After the local government budget passes, known revenues are subtracted, leaving a deficit covered by property taxes. This amount divided by the town’s property value, multiplied by 1,000, gives the mill rate.
How to Calculate Property Taxes With the Mill Rate
Property taxes are calculated by multiplying the assessed, taxable property value by the mill rate and then dividing that sum by 1,000.
The property tax levied on a property can be calculated as follows:
(Mill Rate x Taxable Property Value) / 1,000 = Property Tax
For example, if the local mill rate is 7, this means that for every $1,000 of assessed value, $7 is owed in property taxes. If a taxpayer's personal residence has a taxable value of $150,000, then the property tax bill for their residence is:
(7 x 150,000) / 1,000 = $1,050
Factors Influencing Property Tax Calculation
Property taxes are critical to funding the operations of municipal and other local government entities. Not all states levy income taxes, but all states do levy property taxes. Property taxes are often assessed by more than one government entity. For example, a single property may be assessed for both municipal and county taxes.
Government entities set mill rates on the total property value in their jurisdiction to raise tax revenue for expenses like infrastructure, emergency services, parks, and schools. For this reason, and also because of fluctuating real estate values, a tax assessor typically updates the taxable value of the property annually.
Important
Mill rates often vary based on property type, like residential, commercial, or industrial.
Property tax is an ad valorem tax, which means it is based on value. The assessed tax value is often a percentage of a property's fair market value, calculated using local real estate data and an assessment ratio set by the taxing authority.
Some states offer a homestead provision, exempting a portion of a property's market value from taxes. For instance, with a $50,000 homestead provision, only $150,000 of a $200,000 home is taxed.
Tip
The assessed tax value may be either higher or lower than a property's actual market value. If you believe that your property has been assessed at an unreasonably high value, you can request a reassessment.
How Do You Calculate Property Taxes Based on the Mill Rate?
The mill rate represents the amount of property tax that you pay on real estate. It is measured in mills, equivalent to a 10th of a percent. For example, a mill rate of 12 means that your property tax is equal to 1.2% of your property's assessed value. To calculate your property tax, multiply your property's mill rate by the assessed property value and divide it by 1,000.
How Do You Find Your Mill Rate?
Mill rates, or millage rates, are calculated by local and municipal governments based on their financial needs.

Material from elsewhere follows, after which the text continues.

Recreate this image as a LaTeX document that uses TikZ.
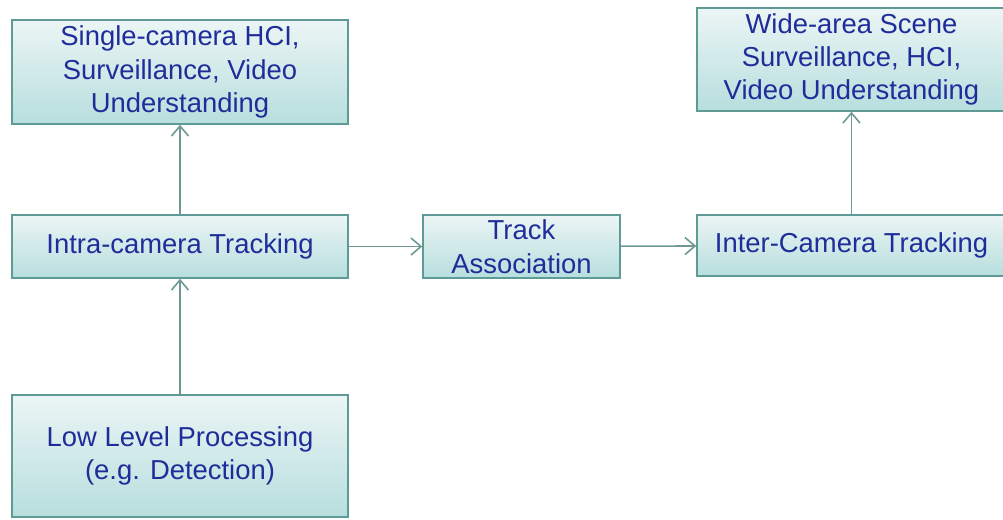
\documentclass[tikz,border=0pt]{standalone}
\usepackage{fontspec}
\setmainfont{Liberation Sans}
\usetikzlibrary{arrows.meta}
\definecolor{boxline}{RGB}{94,154,150}
\definecolor{boxtop}{RGB}{236,245,245}
\definecolor{boxbot}{RGB}{183,222,222}
\definecolor{boxtext}{RGB}{31,45,154}
\definecolor{flowline}{RGB}{110,152,147}
\tikzset{
    stage/.style={draw=boxline, line width=0.9pt, top color=boxtop, bottom color=boxbot,
        text=boxtext, align=center, font=\fontsize{15.6}{19}\selectfont, inner sep=0pt},
    flow/.style={draw=flowline, line width=0.9pt, -{Straight Barb[length=2mm, width=3.4mm]}}
}
\begin{document}
\begin{tikzpicture}
    \useasboundingbox (0,0) rectangle (20.06,-10.38);

    % Single camera side - left column
    \node[stage, minimum width=6.72cm, minimum height=2.08cm] (single) at (3.6,-1.44) {Single-camera HCI,\\Surveillance, Video\\Understanding};
    \node[stage, minimum width=6.72cm, minimum height=1.26cm] (intra) at (3.6,-4.93) {Intra-camera Tracking};
    \node[stage, minimum width=6.72cm, minimum height=2.44cm] (lowlevel) at (3.6,-9.12) {Low Level Processing\\(e.g. Detection)};

    % Association - middle
    \node[stage, minimum width=3.94cm, minimum height=1.26cm] (assoc) at (10.43,-4.93) {Track\\Association};

    % Multi camera side - right column
    \node[stage, minimum width=6.18cm, minimum height=1.22cm] (inter) at (17.03,-4.91) {Inter-Camera Tracking};
    \node[stage, minimum width=6.18cm, minimum height=2.06cm] (widearea) at (17.03,-1.19) {Wide-area Scene\\Surveillance, HCI,\\Video Understanding};

    % Connections
    \draw[flow] (lowlevel) -- (intra);
    \draw[flow] (intra) -- (single);
    \draw[flow] (intra) -- (assoc);
    \draw[flow] (assoc) -- (inter);
    \draw[flow] (inter) -- (widearea);
\end{tikzpicture}
\end{document}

You can usually find the millage rates for your area by calling or checking the website for your local government or assessor's office.
How Do You Calculate Percentage From Mill Rate?
Property taxes are often measured in mills, representing a 10th of a percent. To determine the tax rate as a percentage, multiply the mill rate by 10.
The Bottom Line
The mill rate is simply a tax rate that is used to assess the property tax within a jurisdiction. It utilizes a specific calculation: 1 mill is equal to $1 in property tax levied per $1,000 of a property's assessed value. So a mill rate of 7 means that you pay $7 for every $1,000 of your property's assessed value. The assessed property taxes are then used to pay for government expenses within the area where the property is situated.